#### [Dataset content]
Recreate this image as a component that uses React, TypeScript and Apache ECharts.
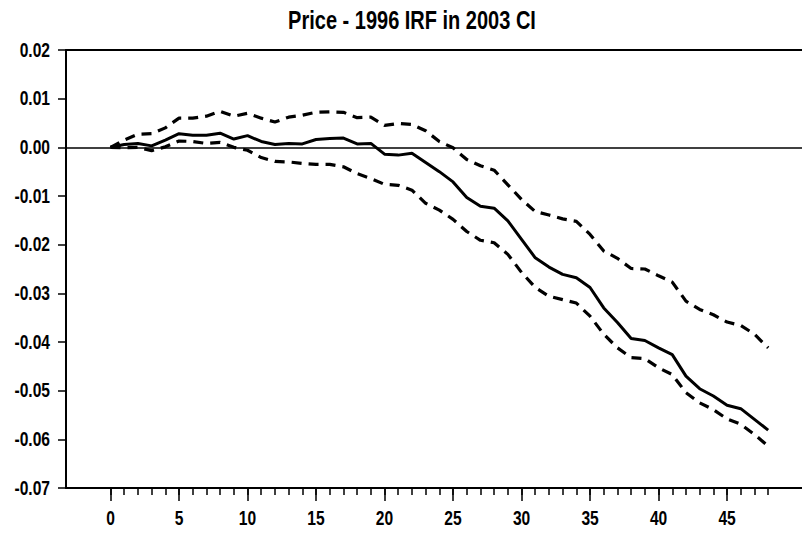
import React, { useEffect, useRef } from "react";
import * as echarts from "echarts";

const horizons: number[] = Array.from({ length: 49 }, (_, i) => i);
const irf: number[] = [
  0.0, 0.0006, 0.0008, 0.0003, 0.0015, 0.0028, 0.0025, 0.0025, 0.0029, 0.0017,
  0.0024, 0.0012, 0.0006, 0.0008, 0.0007, 0.0016, 0.0018, 0.0019, 0.0007, 0.0008,
  -0.0014, -0.0016, -0.0012, -0.0031, -0.005, -0.0071, -0.0103, -0.0121, -0.0125, -0.0151,
  -0.0189, -0.0227, -0.0246, -0.0261, -0.0268, -0.0288, -0.033, -0.036, -0.0393, -0.0397,
  -0.0412, -0.0426, -0.047, -0.0496, -0.0511, -0.053, -0.0537, -0.0559, -0.0581,
];
const upper: number[] = [
  0.0, 0.0015, 0.0027, 0.0028, 0.004, 0.006, 0.006, 0.0064, 0.0074, 0.0064,
  0.007, 0.006, 0.0052, 0.0062, 0.0066, 0.0072, 0.0073, 0.0072, 0.0061, 0.0062,
  0.0045, 0.0049, 0.0047, 0.0034, 0.0012, -0.0001, -0.0025, -0.0038, -0.0047, -0.0077,
  -0.0107, -0.0132, -0.0139, -0.0147, -0.0152, -0.0179, -0.0213, -0.0228, -0.0249, -0.025,
  -0.0264, -0.0277, -0.0316, -0.0333, -0.0344, -0.0359, -0.0366, -0.0384, -0.0412,
];
const lower: number[] = [
  0.0, -0.0001, 0.0, -0.0007, 0.0001, 0.0013, 0.0012, 0.0008, 0.001, 0.0,
  -0.0006, -0.0021, -0.0029, -0.003, -0.0033, -0.0035, -0.0035, -0.004, -0.0054, -0.0064,
  -0.0076, -0.0078, -0.0088, -0.0115, -0.0129, -0.0148, -0.0173, -0.0191, -0.0196, -0.022,
  -0.0257, -0.0288, -0.0306, -0.0313, -0.032, -0.0347, -0.0384, -0.0412, -0.0432, -0.0434,
  -0.0453, -0.0467, -0.0504, -0.0525, -0.0539, -0.0558, -0.0569, -0.059, -0.0614,
];
const majorTicks: number[] = [0, 5, 10, 15, 20, 25, 30, 35, 40, 45];
const yTicks: number[] = [0.02, 0.01, 0.0, -0.01, -0.02, -0.03, -0.04, -0.05, -0.06, -0.07];
const titleText = "Price - 1996 IRF in 2003 CI";

const FONT = "'Liberation Sans', Arial, sans-serif";
const fmtY = (v: number) => (Math.abs(v) < 1e-9 ? "0.00" : v.toFixed(2));

export default function App() {
  const ref = useRef<HTMLDivElement>(null);
  useEffect(() => {
    if (!ref.current) return;
    const chart = echarts.init(ref.current, undefined, { renderer: "svg" });
    const pts = (arr: number[]) => horizons.map((h, i) => [h, arr[i]]);
    const xMin = -3.25;
    const xMax = 50.47;
    chart.setOption({
      animation: false,
      backgroundColor: "#ffffff",
      grid: { left: 66, right: 0, top: 50, bottom: 49, containLabel: false },
      xAxis: [
        {
          type: "value",
          position: "bottom",
          min: xMin,
          max: xMax,
          axisLine: { show: true, onZero: false, lineStyle: { color: "#000", width: 2 } },
          axisTick: { show: true, customValues: horizons, length: 7, lineStyle: { color: "#000", width: 1.5 } },
          axisLabel: { show: false },
          splitLine: { show: false },
        },
        {
          type: "value",
          position: "bottom",
          min: xMin,
          max: xMax,
          axisLine: { show: false, onZero: false },
          axisTick: { show: true, customValues: majorTicks, length: 13, lineStyle: { color: "#000", width: 1.5 } },
          axisLabel: { show: false },
          splitLine: { show: false },
        },
        {
          type: "value",
          position: "top",
          min: xMin,
          max: xMax,
          axisLine: { show: true, onZero: false, lineStyle: { color: "#000", width: 2 } },
          axisTick: { show: false },
          axisLabel: { show: false },
          splitLine: { show: false },
        },
      ],
      yAxis: {
        type: "value",
        min: -0.07,
        max: 0.02,
        interval: 0.01,
        axisLine: { show: true, onZero: false, lineStyle: { color: "#000", width: 2 } },
        axisTick: { show: true, length: 8, lineStyle: { color: "#000", width: 1.5 } },
        axisLabel: { show: false },
        splitLine: { show: false },
      },
      series: [
        {
          name: "lower",
          type: "line",
          data: pts(lower),
          symbol: "none",
          lineStyle: { color: "#000", width: 3.2, type: [10, 7] },
          markLine: {
            silent: true,
            symbol: "none",
            label: { show: false },
            lineStyle: { color: "#000", width: 1.5, type: "solid" },
            data: [{ yAxis: 0 }],
          },
        },
        {
          name: "upper",
          type: "line",
          data: pts(upper),
          symbol: "none",
          lineStyle: { color: "#000", width: 3.2, type: [10, 7] },
        },
        {
          name: "irf",
          type: "line",
          data: pts(irf),
          symbol: "none",
          lineStyle: { color: "#000", width: 3, type: "solid" },
        },
      ],
    });

    const labelStyle = (text: string, align: string) => ({
      text,
      font: `bold 20px ${FONT}`,
      fill: "#000",
      textAlign: align,
      textVerticalAlign: "middle",
    });
    const graphics: any[] = [
      {
        type: "text",
        x: 412,
        y: 21,
        scaleX: 0.8,
        style: {
          text: titleText,
          font: `bold 25px ${FONT}`,
          fill: "#000",
          textAlign: "center",
          textVerticalAlign: "middle",
        },
      },
    ];
    majorTicks.forEach((v) => {
      const px = chart.convertToPixel({ xAxisIndex: 0 }, v) as number;
      graphics.push({ type: "text", x: px, y: 518, scaleX: 0.78, style: labelStyle(String(v), "center") });
    });
    yTicks.forEach((v) => {
      const py = chart.convertToPixel({ yAxisIndex: 0 }, v) as number;
      graphics.push({ type: "text", x: 50, y: py, scaleX: 0.78, style: labelStyle(fmtY(v), "right") });
    });
    chart.setOption({ graphic: graphics });

    return () => chart.dispose();
  }, []);
  return (
    <div
      ref={ref}
      style={{ position: "absolute", left: 0, top: 0, width: 802, height: 537 }}
    />
  );
}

#### [Stated goal]
All of the material above should be reproduced exactly, except the pictures.

#### [Answer]
Recreate this image as a component that uses React, TypeScript and Apache ECharts.
import React, { useEffect, useRef } from "react";
import * as echarts from "echarts";

const horizons: number[] = Array.from({ length: 49 }, (_, i) => i);
const irf: number[] = [
  0.0, 0.0006, 0.0008, 0.0003, 0.0015, 0.0028, 0.0025, 0.0025, 0.0029, 0.0017,
  0.0024, 0.0012, 0.0006, 0.0008, 0.0007, 0.0016, 0.0018, 0.0019, 0.0007, 0.0008,
  -0.0014, -0.0016, -0.0012, -0.0031, -0.005, -0.0071, -0.0103, -0.0121, -0.0125, -0.0151,
  -0.0189, -0.0227, -0.0246, -0.0261, -0.0268, -0.0288, -0.033, -0.036, -0.0393, -0.0397,
  -0.0412, -0.0426, -0.047, -0.0496, -0.0511, -0.053, -0.0537, -0.0559, -0.0581,
];
const upper: number[] = [
  0.0, 0.0015, 0.0027, 0.0028, 0.004, 0.006, 0.006, 0.0064, 0.0074, 0.0064,
  0.007, 0.006, 0.0052, 0.0062, 0.0066, 0.0072, 0.0073, 0.0072, 0.0061, 0.0062,
  0.0045, 0.0049, 0.0047, 0.0034, 0.0012, -0.0001, -0.0025, -0.0038, -0.0047, -0.0077,
  -0.0107, -0.0132, -0.0139, -0.0147, -0.0152, -0.0179, -0.0213, -0.0228, -0.0249, -0.025,
  -0.0264, -0.0277, -0.0316, -0.0333, -0.0344, -0.0359, -0.0366, -0.0384, -0.0412,
];
const lower: number[] = [
  0.0, -0.0001, 0.0, -0.0007, 0.0001, 0.0013, 0.0012, 0.0008, 0.001, 0.0,
  -0.0006, -0.0021, -0.0029, -0.003, -0.0033, -0.0035, -0.0035, -0.004, -0.0054, -0.0064,
  -0.0076, -0.0078, -0.0088, -0.0115, -0.0129, -0.0148, -0.0173, -0.0191, -0.0196, -0.022,
  -0.0257, -0.0288, -0.0306, -0.0313, -0.032, -0.0347, -0.0384, -0.0412, -0.0432, -0.0434,
  -0.0453, -0.0467, -0.0504, -0.0525, -0.0539, -0.0558, -0.0569, -0.059, -0.0614,
];
const majorTicks: number[] = [0, 5, 10, 15, 20, 25, 30, 35, 40, 45];
const yTicks: number[] = [0.02, 0.01, 0.0, -0.01, -0.02, -0.03, -0.04, -0.05, -0.06, -0.07];
const titleText = "Price - 1996 IRF in 2003 CI";

const FONT = "'Liberation Sans', Arial, sans-serif";
const fmtY = (v: number) => (Math.abs(v) < 1e-9 ? "0.00" : v.toFixed(2));

export default function App() {
  const ref = useRef<HTMLDivElement>(null);
  useEffect(() => {
    if (!ref.current) return;
    const chart = echarts.init(ref.current, undefined, { renderer: "svg" });
    const pts = (arr: number[]) => horizons.map((h, i) => [h, arr[i]]);
    const xMin = -3.25;
    const xMax = 50.47;
    chart.setOption({
      animation: false,
      backgroundColor: "#ffffff",
      grid: { left: 66, right: 0, top: 50, bottom: 49, containLabel: false },
      xAxis: [
        {
          type: "value",
          position: "bottom",
          min: xMin,
          max: xMax,
          axisLine: { show: true, onZero: false, lineStyle: { color: "#000", width: 2 } },
          axisTick: { show: true, customValues: horizons, length: 7, lineStyle: { color: "#000", width: 1.5 } },
          axisLabel: { show: false },
          splitLine: { show: false },
        },
        {
          type: "value",
          position: "bottom",
          min: xMin,
          max: xMax,
          axisLine: { show: false, onZero: false },
          axisTick: { show: true, customValues: majorTicks, length: 13, lineStyle: { color: "#000", width: 1.5 } },
          axisLabel: { show: false },
          splitLine: { show: false },
        },
        {
          type: "value",
          position: "top",
          min: xMin,
          max: xMax,
          axisLine: { show: true, onZero: false, lineStyle: { color: "#000", width: 2 } },
          axisTick: { show: false },
          axisLabel: { show: false },
          splitLine: { show: false },
        },
      ],
      yAxis: {
        type: "value",
        min: -0.07,
        max: 0.02,
        interval: 0.01,
        axisLine: { show: true, onZero: false, lineStyle: { color: "#000", width: 2 } },
        axisTick: { show: true, length: 8, lineStyle: { color: "#000", width: 1.5 } },
        axisLabel: { show: false },
        splitLine: { show: false },
      },
      series: [
        {
          name: "lower",
          type: "line",
          data: pts(lower),
          symbol: "none",
          lineStyle: { color: "#000", width: 3.2, type: [10, 7] },
          markLine: {
            silent: true,
            symbol: "none",
            label: { show: false },
            lineStyle: { color: "#000", width: 1.5, type: "solid" },
            data: [{ yAxis: 0 }],
          },
        },
        {
          name: "upper",
          type: "line",
          data: pts(upper),
          symbol: "none",
          lineStyle: { color: "#000", width: 3.2, type: [10, 7] },
        },
        {
          name: "irf",
          type: "line",
          data: pts(irf),
          symbol: "none",
          lineStyle: { color: "#000", width: 3, type: "solid" },
        },
      ],
    });

    const labelStyle = (text: string, align: string) => ({
      text,
      font: `bold 20px ${FONT}`,
      fill: "#000",
      textAlign: align,
      textVerticalAlign: "middle",
    });
    const graphics: any[] = [
      {
        type: "text",
        x: 412,
        y: 21,
        scaleX: 0.8,
        style: {
          text: titleText,
          font: `bold 25px ${FONT}`,
          fill: "#000",
          textAlign: "center",
          textVerticalAlign: "middle",
        },
      },
    ];
    majorTicks.forEach((v) => {
      const px = chart.convertToPixel({ xAxisIndex: 0 }, v) as number;
      graphics.push({ type: "text", x: px, y: 518, scaleX: 0.78, style: labelStyle(String(v), "center") });
    });
    yTicks.forEach((v) => {
      const py = chart.convertToPixel({ yAxisIndex: 0 }, v) as number;
      graphics.push({ type: "text", x: 50, y: py, scaleX: 0.78, style: labelStyle(fmtY(v), "right") });
    });
    chart.setOption({ graphic: graphics });

    return () => chart.dispose();
  }, []);
  return (
    <div
      ref={ref}
      style={{ position: "absolute", left: 0, top: 0, width: 802, height: 537 }}
    />
  );
}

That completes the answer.